[BEGIN Information shown]
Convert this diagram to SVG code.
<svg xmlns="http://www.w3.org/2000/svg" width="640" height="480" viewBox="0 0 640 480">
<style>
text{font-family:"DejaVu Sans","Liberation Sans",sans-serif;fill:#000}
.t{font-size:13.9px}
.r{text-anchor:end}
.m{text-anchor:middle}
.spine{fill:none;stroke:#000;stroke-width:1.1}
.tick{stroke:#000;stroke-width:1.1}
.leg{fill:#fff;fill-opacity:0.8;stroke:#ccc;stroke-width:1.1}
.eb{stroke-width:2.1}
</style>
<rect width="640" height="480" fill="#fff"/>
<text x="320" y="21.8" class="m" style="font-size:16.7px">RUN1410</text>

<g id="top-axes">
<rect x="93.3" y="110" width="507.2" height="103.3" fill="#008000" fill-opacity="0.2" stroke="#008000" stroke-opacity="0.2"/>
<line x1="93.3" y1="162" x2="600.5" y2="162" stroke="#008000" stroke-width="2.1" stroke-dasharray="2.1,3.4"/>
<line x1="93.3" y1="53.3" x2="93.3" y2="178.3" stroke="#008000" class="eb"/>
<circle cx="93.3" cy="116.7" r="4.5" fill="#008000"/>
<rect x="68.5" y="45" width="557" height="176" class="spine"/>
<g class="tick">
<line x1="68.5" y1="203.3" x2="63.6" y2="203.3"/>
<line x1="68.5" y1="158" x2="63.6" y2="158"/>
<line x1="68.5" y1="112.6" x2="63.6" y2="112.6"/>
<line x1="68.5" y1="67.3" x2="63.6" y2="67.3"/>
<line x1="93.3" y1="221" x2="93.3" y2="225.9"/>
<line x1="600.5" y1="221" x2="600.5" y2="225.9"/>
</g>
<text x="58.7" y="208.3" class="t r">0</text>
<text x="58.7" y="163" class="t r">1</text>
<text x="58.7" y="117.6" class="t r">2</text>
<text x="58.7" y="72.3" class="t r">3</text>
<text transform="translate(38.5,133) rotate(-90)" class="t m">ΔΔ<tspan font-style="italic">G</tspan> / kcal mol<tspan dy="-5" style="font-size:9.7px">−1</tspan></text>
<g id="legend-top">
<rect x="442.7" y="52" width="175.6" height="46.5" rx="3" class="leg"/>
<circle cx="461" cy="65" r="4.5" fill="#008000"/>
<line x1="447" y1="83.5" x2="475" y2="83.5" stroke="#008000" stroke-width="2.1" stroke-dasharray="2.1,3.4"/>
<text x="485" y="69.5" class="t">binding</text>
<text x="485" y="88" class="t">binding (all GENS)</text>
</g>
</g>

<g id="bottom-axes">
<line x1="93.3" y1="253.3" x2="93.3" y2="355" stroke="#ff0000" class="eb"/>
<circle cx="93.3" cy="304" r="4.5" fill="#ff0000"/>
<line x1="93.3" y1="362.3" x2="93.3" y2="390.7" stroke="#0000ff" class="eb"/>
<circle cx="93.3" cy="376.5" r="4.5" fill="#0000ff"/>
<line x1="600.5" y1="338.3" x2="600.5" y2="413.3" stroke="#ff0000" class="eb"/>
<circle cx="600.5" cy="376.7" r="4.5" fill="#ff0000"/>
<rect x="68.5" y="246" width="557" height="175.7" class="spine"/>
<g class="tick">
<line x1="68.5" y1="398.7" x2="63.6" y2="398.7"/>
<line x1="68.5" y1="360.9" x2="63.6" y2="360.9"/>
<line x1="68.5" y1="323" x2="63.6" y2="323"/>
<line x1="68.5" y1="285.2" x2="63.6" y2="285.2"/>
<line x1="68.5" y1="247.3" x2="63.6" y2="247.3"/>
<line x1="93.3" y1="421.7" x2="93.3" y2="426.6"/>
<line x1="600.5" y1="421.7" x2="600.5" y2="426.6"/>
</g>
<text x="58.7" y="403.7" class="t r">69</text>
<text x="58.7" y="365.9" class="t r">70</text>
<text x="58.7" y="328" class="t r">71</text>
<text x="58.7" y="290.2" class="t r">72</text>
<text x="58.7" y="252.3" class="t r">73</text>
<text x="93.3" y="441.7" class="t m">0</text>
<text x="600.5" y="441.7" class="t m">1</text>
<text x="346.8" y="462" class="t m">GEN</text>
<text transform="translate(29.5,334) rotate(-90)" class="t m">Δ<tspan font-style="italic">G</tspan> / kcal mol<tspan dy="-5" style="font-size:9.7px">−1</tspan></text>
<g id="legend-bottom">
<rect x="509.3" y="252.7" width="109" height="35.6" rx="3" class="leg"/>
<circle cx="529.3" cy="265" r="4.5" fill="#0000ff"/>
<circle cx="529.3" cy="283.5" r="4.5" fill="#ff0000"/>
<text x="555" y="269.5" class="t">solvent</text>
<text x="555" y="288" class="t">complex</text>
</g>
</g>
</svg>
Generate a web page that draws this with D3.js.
[END Information shown]
[BEGIN Information shown]
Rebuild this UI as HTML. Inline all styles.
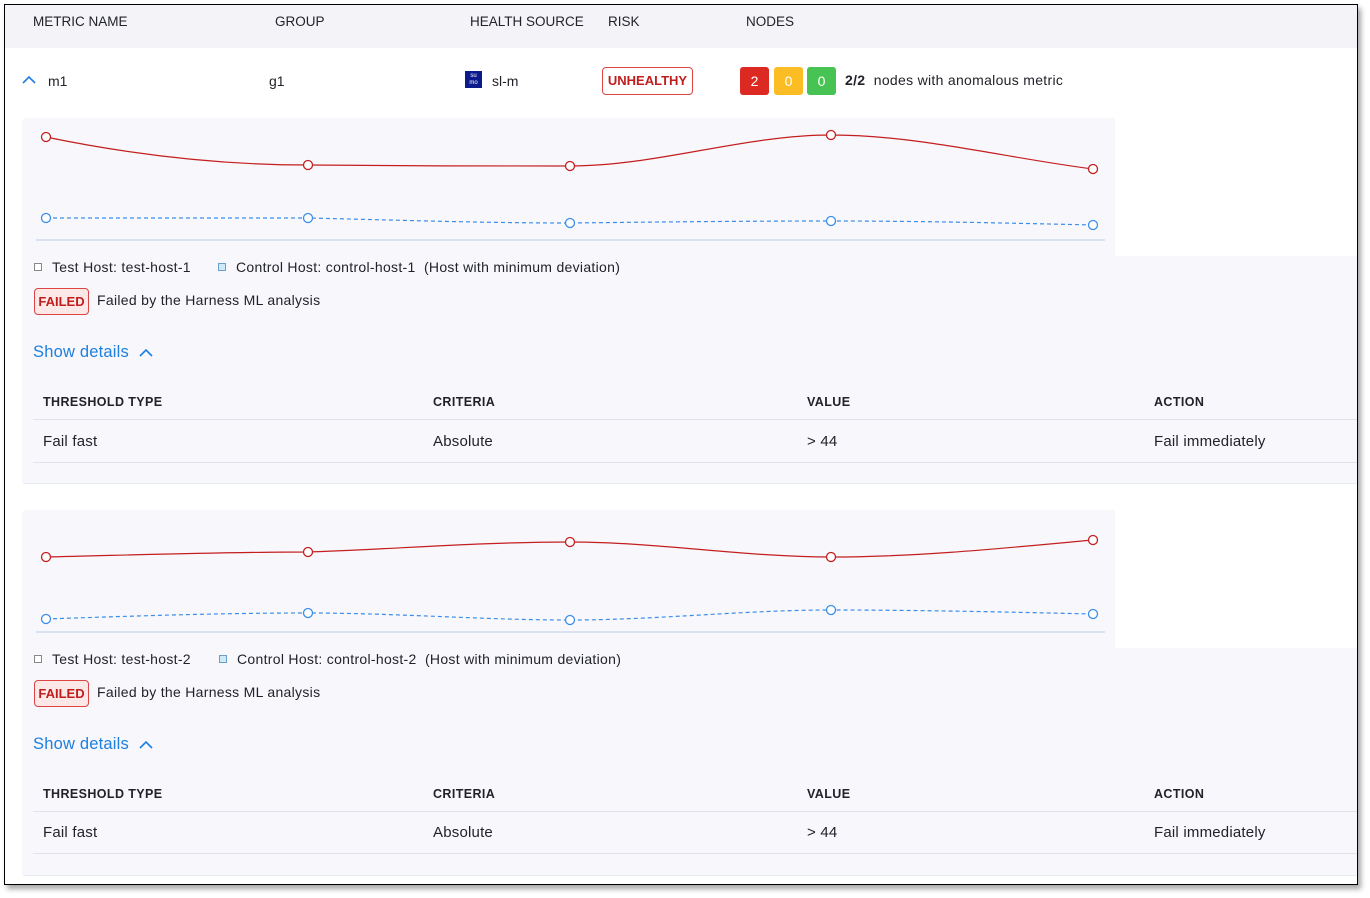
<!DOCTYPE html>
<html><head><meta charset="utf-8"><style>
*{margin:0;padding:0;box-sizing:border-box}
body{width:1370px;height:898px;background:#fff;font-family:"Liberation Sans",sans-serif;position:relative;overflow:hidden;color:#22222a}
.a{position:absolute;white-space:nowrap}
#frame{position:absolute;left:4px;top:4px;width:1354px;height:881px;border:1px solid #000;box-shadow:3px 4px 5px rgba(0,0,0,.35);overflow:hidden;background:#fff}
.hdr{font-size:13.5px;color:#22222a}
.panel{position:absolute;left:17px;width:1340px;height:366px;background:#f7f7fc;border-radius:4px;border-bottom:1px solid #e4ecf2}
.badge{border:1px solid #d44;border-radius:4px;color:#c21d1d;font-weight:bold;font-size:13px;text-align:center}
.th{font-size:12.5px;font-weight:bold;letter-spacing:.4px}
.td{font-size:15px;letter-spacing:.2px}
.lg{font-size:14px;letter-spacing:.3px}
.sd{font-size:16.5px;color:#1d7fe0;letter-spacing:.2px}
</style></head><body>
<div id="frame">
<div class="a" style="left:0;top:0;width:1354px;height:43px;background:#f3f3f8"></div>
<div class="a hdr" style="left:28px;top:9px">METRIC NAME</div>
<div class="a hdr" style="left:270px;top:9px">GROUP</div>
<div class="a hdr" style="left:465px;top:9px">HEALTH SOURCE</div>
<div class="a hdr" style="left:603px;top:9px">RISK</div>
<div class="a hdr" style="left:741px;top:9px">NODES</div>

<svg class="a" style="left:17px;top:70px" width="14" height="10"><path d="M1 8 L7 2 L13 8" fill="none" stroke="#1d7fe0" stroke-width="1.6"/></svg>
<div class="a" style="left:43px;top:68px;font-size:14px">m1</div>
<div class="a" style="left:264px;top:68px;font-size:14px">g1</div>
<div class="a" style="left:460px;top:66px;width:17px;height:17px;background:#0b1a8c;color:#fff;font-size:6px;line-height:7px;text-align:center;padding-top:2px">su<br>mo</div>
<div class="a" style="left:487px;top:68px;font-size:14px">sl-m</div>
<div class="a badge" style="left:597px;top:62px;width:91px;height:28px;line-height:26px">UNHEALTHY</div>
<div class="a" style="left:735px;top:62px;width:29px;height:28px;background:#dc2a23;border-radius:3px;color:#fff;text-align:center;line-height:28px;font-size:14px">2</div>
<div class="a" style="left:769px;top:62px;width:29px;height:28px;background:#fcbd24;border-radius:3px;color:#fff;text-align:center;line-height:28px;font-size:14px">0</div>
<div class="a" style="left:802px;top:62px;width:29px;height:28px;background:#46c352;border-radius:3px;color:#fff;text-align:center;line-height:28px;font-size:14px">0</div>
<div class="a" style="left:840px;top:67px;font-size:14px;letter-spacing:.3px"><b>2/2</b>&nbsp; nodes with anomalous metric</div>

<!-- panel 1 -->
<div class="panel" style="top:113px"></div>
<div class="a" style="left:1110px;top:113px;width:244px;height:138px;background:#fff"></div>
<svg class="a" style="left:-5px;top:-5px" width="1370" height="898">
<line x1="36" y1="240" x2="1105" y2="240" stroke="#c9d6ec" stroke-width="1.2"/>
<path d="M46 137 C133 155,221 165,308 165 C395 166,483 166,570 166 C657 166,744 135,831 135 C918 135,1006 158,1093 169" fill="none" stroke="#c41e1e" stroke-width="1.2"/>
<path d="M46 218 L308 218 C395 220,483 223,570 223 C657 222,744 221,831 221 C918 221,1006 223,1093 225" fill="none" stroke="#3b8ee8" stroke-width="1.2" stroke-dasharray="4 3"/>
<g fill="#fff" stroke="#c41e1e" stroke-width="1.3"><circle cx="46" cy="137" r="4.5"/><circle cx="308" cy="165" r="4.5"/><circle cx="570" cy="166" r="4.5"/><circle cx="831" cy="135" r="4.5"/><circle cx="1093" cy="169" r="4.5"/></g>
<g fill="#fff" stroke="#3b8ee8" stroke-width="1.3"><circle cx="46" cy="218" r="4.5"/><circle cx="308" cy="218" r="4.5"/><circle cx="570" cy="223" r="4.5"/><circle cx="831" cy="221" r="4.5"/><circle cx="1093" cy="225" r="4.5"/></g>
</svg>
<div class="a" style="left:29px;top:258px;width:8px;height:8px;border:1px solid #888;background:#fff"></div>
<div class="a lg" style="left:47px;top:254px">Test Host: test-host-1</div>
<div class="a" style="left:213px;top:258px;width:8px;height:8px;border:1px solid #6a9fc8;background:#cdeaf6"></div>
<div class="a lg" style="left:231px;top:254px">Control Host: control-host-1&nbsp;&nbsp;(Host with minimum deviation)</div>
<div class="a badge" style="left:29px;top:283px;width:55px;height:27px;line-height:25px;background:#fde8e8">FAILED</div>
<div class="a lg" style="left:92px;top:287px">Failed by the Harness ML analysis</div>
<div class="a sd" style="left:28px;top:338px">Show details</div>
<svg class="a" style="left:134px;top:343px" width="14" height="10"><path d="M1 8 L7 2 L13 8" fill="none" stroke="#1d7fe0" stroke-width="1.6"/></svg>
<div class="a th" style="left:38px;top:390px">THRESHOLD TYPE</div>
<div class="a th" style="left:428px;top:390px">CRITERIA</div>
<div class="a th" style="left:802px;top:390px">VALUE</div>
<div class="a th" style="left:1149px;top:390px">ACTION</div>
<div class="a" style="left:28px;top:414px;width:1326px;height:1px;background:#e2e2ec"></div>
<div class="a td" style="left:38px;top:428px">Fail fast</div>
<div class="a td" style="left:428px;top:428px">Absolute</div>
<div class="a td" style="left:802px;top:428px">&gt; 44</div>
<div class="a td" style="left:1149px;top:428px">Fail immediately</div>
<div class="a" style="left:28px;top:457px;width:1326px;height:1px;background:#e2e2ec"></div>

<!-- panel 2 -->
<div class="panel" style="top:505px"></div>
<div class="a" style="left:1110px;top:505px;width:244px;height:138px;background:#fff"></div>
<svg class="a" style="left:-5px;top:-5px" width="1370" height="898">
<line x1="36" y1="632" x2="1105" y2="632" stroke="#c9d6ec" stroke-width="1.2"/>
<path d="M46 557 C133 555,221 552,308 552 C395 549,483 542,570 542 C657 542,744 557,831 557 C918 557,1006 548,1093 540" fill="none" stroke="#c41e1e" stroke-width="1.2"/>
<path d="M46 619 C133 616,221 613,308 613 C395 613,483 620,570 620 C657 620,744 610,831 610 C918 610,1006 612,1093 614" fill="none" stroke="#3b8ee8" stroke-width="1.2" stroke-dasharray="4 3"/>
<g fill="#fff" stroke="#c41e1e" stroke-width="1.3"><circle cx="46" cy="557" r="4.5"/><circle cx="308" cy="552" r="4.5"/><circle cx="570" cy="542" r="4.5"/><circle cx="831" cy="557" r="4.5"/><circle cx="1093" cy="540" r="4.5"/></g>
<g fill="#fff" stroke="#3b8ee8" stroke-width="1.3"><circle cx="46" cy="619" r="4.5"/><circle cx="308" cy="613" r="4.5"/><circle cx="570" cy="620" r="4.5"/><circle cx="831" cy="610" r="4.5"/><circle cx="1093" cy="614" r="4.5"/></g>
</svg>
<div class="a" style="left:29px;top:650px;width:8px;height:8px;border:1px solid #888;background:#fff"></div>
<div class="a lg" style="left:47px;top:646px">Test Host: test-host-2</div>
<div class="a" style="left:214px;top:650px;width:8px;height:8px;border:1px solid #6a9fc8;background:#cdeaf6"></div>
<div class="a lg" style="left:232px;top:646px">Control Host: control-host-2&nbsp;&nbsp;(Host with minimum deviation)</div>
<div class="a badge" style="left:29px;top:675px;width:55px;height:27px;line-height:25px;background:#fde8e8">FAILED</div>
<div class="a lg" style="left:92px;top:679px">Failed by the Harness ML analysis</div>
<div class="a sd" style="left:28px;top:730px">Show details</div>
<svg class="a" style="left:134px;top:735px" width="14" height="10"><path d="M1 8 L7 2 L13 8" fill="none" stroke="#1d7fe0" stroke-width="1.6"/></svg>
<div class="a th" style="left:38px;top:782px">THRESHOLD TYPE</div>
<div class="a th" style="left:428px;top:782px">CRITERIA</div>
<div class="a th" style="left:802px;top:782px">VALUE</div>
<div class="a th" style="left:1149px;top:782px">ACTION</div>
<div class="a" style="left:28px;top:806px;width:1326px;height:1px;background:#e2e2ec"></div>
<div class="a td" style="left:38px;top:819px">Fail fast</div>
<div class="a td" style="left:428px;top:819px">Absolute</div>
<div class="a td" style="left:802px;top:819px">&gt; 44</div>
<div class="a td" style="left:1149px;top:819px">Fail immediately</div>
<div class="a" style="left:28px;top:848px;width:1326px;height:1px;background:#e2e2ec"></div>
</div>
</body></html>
[END Information shown]
Requirement:
List all lines above in which the string "with" appears.

Result below:
Generate a web page that draws this with D3.js.
<div class="a" style="left:840px;top:67px;font-size:14px;letter-spacing:.3px"><b>2/2</b>&nbsp; nodes with anomalous metric</div>
<div class="a lg" style="left:231px;top:254px">Control Host: control-host-1&nbsp;&nbsp;(Host with minimum deviation)</div>
<div class="a lg" style="left:232px;top:646px">Control Host: control-host-2&nbsp;&nbsp;(Host with minimum deviation)</div>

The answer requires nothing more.